* Your task
Give back, word for word, only the lines from the opening of the records through the one with "epoxy = [67.2, 70.0, 70.5, 76.0, 82.3, 88.6, 97.0, 151.5]". Pictures stay out.

Source code of charts:
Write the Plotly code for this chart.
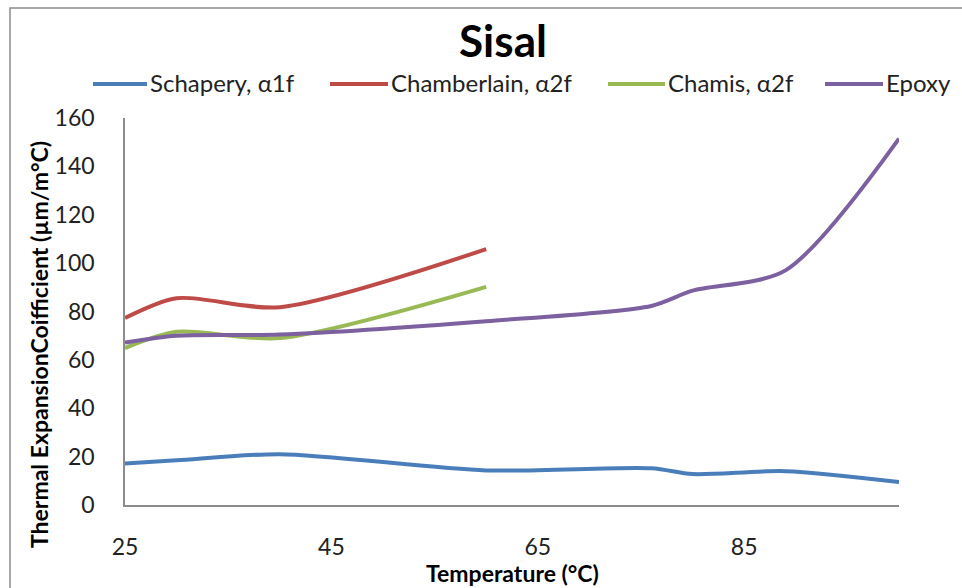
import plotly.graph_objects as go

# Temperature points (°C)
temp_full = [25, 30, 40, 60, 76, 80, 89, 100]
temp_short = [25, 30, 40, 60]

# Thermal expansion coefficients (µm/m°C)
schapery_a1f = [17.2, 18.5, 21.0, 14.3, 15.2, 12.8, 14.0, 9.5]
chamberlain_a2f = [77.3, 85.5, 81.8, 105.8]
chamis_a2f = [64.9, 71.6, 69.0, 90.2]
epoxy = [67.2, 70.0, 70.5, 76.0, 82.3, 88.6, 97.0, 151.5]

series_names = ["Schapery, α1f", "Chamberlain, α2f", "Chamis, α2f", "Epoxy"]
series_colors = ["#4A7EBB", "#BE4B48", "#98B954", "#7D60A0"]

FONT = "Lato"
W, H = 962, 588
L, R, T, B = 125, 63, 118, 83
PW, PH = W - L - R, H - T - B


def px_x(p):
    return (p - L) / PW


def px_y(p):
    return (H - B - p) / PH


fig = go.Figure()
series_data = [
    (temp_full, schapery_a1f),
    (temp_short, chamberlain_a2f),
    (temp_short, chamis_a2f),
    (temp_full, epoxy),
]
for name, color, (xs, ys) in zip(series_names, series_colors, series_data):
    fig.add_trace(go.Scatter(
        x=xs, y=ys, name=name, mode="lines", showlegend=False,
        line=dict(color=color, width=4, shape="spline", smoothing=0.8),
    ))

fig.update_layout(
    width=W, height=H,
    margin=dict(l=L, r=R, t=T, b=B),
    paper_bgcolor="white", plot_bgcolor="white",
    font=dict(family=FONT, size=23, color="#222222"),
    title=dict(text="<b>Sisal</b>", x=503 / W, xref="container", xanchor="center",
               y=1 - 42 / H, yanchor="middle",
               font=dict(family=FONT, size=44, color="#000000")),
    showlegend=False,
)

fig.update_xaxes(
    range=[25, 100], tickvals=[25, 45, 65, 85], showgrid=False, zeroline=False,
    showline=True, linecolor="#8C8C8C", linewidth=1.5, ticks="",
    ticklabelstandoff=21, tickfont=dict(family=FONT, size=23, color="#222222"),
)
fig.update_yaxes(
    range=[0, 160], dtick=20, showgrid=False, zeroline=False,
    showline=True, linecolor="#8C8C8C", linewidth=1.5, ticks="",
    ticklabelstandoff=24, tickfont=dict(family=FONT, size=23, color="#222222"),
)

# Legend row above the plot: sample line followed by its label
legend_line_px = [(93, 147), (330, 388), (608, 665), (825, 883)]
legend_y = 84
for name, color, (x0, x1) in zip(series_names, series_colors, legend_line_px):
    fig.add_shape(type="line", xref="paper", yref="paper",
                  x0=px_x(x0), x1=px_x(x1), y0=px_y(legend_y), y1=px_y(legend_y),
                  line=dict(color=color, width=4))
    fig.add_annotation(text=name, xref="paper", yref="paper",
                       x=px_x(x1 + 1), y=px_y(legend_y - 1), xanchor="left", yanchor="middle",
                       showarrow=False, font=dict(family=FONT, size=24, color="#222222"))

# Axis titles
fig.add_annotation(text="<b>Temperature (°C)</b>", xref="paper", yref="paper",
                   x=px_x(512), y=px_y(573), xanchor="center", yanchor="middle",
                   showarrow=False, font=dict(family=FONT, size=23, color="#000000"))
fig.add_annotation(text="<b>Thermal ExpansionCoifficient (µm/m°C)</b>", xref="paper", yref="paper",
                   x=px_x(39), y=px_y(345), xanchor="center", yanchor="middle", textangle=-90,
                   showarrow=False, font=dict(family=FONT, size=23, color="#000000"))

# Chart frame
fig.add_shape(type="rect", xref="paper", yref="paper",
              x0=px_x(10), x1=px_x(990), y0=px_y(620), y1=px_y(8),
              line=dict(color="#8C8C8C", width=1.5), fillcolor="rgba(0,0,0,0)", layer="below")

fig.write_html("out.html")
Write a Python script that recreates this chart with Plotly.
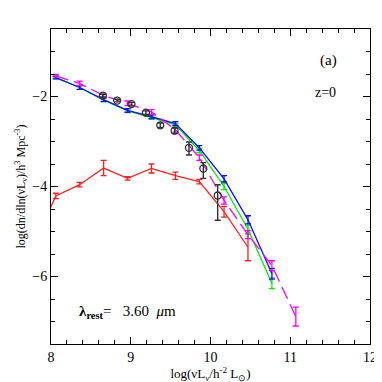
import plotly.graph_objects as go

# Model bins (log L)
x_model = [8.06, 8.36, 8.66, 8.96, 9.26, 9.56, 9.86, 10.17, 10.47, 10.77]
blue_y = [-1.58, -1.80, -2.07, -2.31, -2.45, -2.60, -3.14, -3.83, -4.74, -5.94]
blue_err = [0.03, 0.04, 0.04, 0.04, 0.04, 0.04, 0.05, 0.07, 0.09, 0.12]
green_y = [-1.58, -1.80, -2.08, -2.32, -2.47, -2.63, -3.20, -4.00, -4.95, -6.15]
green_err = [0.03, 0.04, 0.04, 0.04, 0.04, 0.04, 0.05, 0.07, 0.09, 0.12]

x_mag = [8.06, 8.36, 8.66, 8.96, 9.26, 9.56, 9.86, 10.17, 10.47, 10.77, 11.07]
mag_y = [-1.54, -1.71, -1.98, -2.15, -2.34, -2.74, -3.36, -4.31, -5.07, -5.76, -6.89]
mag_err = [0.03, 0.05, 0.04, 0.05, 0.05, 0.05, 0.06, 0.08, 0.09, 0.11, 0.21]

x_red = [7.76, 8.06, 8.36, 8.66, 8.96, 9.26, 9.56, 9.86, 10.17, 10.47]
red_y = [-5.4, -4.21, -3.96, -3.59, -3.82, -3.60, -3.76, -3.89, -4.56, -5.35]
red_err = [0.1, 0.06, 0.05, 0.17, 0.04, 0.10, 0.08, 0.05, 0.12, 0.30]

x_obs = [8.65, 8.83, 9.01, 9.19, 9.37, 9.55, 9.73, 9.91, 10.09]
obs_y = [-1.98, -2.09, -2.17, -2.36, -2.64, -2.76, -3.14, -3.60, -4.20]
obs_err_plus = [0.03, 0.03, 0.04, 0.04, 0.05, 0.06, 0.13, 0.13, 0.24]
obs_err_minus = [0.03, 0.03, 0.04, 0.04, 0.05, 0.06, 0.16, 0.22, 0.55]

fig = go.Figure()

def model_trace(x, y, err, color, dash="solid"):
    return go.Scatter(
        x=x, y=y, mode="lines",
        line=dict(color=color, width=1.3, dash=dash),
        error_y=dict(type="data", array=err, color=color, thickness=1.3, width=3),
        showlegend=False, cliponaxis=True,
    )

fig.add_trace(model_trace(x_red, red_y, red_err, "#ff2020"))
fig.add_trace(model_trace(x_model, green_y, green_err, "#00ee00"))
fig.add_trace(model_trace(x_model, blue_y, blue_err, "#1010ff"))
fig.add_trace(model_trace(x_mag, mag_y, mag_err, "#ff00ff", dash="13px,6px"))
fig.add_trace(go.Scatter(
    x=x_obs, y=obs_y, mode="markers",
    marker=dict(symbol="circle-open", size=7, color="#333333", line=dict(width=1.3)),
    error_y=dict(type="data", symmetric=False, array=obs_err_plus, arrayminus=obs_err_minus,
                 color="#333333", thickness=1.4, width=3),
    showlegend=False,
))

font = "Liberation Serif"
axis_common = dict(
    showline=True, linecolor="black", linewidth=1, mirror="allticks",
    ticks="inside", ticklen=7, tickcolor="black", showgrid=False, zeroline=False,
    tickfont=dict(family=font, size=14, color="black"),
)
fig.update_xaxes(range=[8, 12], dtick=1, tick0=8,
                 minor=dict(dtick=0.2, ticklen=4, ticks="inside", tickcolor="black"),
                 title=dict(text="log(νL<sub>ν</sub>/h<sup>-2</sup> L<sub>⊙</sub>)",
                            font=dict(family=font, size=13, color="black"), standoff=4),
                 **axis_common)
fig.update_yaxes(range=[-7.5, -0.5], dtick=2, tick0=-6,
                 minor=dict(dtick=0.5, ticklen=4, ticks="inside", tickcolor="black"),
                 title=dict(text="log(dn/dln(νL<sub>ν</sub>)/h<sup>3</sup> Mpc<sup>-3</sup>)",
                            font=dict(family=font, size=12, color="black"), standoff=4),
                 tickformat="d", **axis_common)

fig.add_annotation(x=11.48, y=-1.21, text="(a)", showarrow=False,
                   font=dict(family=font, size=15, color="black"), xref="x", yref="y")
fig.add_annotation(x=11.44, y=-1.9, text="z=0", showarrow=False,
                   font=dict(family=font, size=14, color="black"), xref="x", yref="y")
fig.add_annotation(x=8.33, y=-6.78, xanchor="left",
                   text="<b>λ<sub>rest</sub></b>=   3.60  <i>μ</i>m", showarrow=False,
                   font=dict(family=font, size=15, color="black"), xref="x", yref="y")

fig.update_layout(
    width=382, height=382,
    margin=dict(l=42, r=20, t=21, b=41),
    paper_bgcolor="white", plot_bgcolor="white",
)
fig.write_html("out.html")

* Answer
Write the Plotly code for this chart.
import plotly.graph_objects as go

# Temperature points (°C)
temp_full = [25, 30, 40, 60, 76, 80, 89, 100]
temp_short = [25, 30, 40, 60]

# Thermal expansion coefficients (µm/m°C)
schapery_a1f = [17.2, 18.5, 21.0, 14.3, 15.2, 12.8, 14.0, 9.5]
chamberlain_a2f = [77.3, 85.5, 81.8, 105.8]
chamis_a2f = [64.9, 71.6, 69.0, 90.2]
epoxy = [67.2, 70.0, 70.5, 76.0, 82.3, 88.6, 97.0, 151.5]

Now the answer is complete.